Les efforts du gouvernement fédéral pour couper les vivres aux manifestants qui ont assiégé la capitale nationale et bloqué les principaux postes frontaliers pourraient bien se répercuter sur le secteur des investissements.
En vertu d’un décret publié dans le cadre de l’utilisation par le gouvernement de la loi sur les situations d’urgence pour réprimer les manifestations, les courtiers en valeurs mobilières, les gestionnaires de portefeuille et les conseillers en placement sont impliqués dans l’effort visant à couper le financement des manifestants.
La réglementation exige des entreprises du secteur de l’investissement (ainsi que des banques et autres institutions financières) qu’elles déterminent si elles détiennent des actifs pour des personnes engagées dans des activités interdites – comme la participation à des rassemblements visant à empêcher le commerce ou à interférer avec des infrastructures essentielles – et qu’elles cessent de fournir des services financiers ou d’effectuer des transactions pour ces personnes.

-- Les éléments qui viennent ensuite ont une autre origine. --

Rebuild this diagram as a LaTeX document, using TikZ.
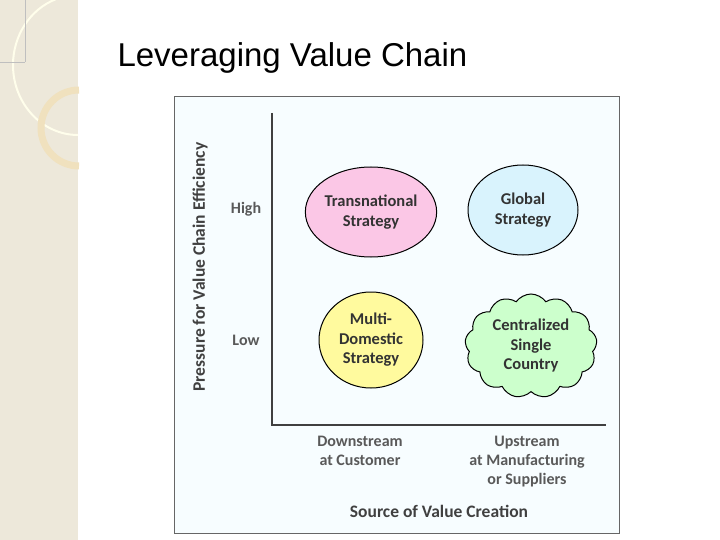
\documentclass[tikz,border=0pt]{standalone}
\usepackage{fontspec}
\setmainfont{Carlito}
\newfontfamily\titlefont{Liberation Sans}
\usetikzlibrary{shapes.symbols,shapes.geometric}
\definecolor{strip}{RGB}{237,232,218}
\definecolor{ring}{RGB}{240,225,190}
\begin{document}
\begin{tikzpicture}[x=1pt,y=-1pt,
  bub/.style={ellipse,draw=black,line width=1pt,align=center,font=\bfseries\fontsize{16.5}{19.5}\selectfont,text=black!80,inner sep=0pt},
  lab/.style={align=center,font=\bfseries\fontsize{16}{19}\selectfont,text=black!65}]
\useasboundingbox (0,0) rectangle (720,540);
\fill[white] (0,0) rectangle (720,540);
\fill[strip] (0,0) rectangle (78,540);
\draw[yellow!8!white,line width=2pt] (78,135) arc[start angle=-90,end angle=-250,x radius=65pt,y radius=70pt];
\draw[ring,line width=7pt] (79,90) arc[start angle=90,end angle=270,radius=38pt];
\draw[black!25,line width=0.3pt] (0,62) -- (25,62) (25,0) -- (25,62);
\node[anchor=west,font=\titlefont\fontsize{33}{38}\selectfont] (title) at (114,58) {Leveraging Value Chain};
\draw[black!60,fill=cyan!3!white] (174,96) rectangle (619,533);
\coordinate (o) at (272,425);
\coordinate (top) at (272,113);
\coordinate (right) at (606,425);
\draw[black!75,line width=1.3pt] (top) -- (o) -- (right);
\node[bub,fill=magenta!22!white,minimum width=104pt,minimum height=90pt] (tn) at (371,212) {Transnational\\Strategy};
\node[bub,fill=cyan!15!white,minimum width=110pt,minimum height=90pt] (gl) at (523,210) {Global\\Strategy};
\node[bub,fill=yellow!38!white,minimum width=104pt,minimum height=96pt] (md) at (371,340) {Multi-\\Domestic\\Strategy};
\node[cloud,cloud puffs=13,cloud puff arc=110,aspect=1.3,draw=black,line width=1pt,fill=green!20!white,align=center,font=\bfseries\fontsize{16.5}{19.5}\selectfont,text=black!80,minimum width=132pt,minimum height=104pt,inner sep=0pt] (cs) at (531,346) {Centralized\\Single\\Country};
\node[lab] (hi) at (246,209) {High};
\node[lab] (lo) at (246,340) {Low};
\node[lab,anchor=north] (ds) at (360,433) {Downstream\\at Customer};
\node[lab,anchor=north] (us) at (527,433) {Upstream\\at Manufacturing\\or Suppliers};
\node[font=\bfseries\fontsize{17.5}{20}\selectfont,text=black!75] (xl) at (439,511) {Source of Value Creation};
\node[font=\bfseries\fontsize{17.5}{20}\selectfont,text=black!75,rotate=90] (yl) at (200,267) {Pressure for Value Chain Efficiency};
\end{tikzpicture}
\end{document}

Les règles exigent également que les plateformes de collecte de fonds en ligne qui traitent à la fois en cryptomonnaie et en monnaie traditionnelle – ainsi que les processeurs de paiement – s’enregistrent et déclarent les transactions à l’agence fédérale de lutte contre le blanchiment d’argent, le Centre d’analyse et de déclaration des transactions financières (CANAFE).
Si l’intention de l’ordonnance d’urgence est claire, à ce stade, son application pratique ne l’est pas.
Selon des sources du secteur, les entreprises voudraient probablement savoir clairement qui est visé par l’ordonnance et si elles sont légalement protégées lorsqu’elles se conforment à ses exigences.
Laura Paglia, présidente et chef de la direction de l’Association canadienne du commerce des valeurs mobilières (ACCVM), a indiqué que le groupe commercial de l’industrie n’a pas encore reçu de demandes d’aide de la part d’entreprises pour se conformer aux mesures, mais qu’il est « prêt à travailler avec elles si des problèmes surviennent ».
L’Organisme canadien de réglementation du commerce des valeurs mobilières a déclaré dans un communiqué qu’il exige de ses courtiers membres qu’ils se conforment à « toutes les lois appropriées ».
« Nous nous efforçons de recueillir davantage d’informations sur les implications opérationnelles de la Loi sur les urgences pour nos sociétés de courtage », avance le communiqué.
L’Association des banquiers canadiens a annoncé dans un communiqué que, comme les autres fournisseurs de services financiers, les banques devront « mettre en œuvre avec diligence les mesures requises ».
« Les banques au Canada suivent toutes les lois et tous les règlements applicables dans l’exercice de leurs activités, conformément à leur engagement à protéger l’intégrité du système financier canadien », a déclaré l’association.
Les grandes banques canadiennes ont jusqu’à présent refusé de commenter individuellement et se sont référées à la déclaration de l’ABC.
Les ordonnances d’urgence enjoignent aux institutions financières de suspendre leurs services aux clients, particuliers et entreprises, qu’elles soupçonnent de contribuer aux blocus.
Ils exigent également que les institutions fassent preuve de diligence raisonnable afin d’identifier les comptes liés aux manifestations, et qu’elles divulguent à la GRC ou au SCRS tout bien ou toute transaction qu’elles ont identifiée comme appartenant ou étant contrôlé par les personnes désignées.
Les banques ont reçu une protection contre les responsabilités civiles pour les actions entreprises en application des ordonnances.
Lors d’une séance d’information à l’intention des médias mercredi, des hauts fonctionnaires du gouvernement ont déclaré qu’ils étaient en pourparlers avec les institutions financières au sujet de l’application de l’ordonnance.
À la question de savoir si les institutions financières ont reçu des conseils sur les personnes impliquées à cibler, les responsables ont répondu qu’il appartenait aux institutions de faire preuve de diligence raisonnable, mais qu’il serait logique de se concentrer d’abord sur les principales sources de financement puisque l’objectif de l’ordonnance est de limiter le financement des manifestations.
Pour obtenir le déblocage des comptes financiers, que ce soit parce qu’une personne a cessé de manifester ou en raison d’une erreur d’identité, les responsables ont indiqué que les personnes concernées devaient s’adresser à leurs institutions financières, qui valideraient ensuite les informations et prendraient les mesures nécessaires.
Du côté des assurances, les ordonnances ne s’appliquent qu’à l’assurance automobile. Le Bureau d’assurance du Canada a rapporté récemment que l’association et ses membres travailleraient avec le gouvernement fédéral pour déterminer la meilleure façon de mettre en œuvre les ordonnances.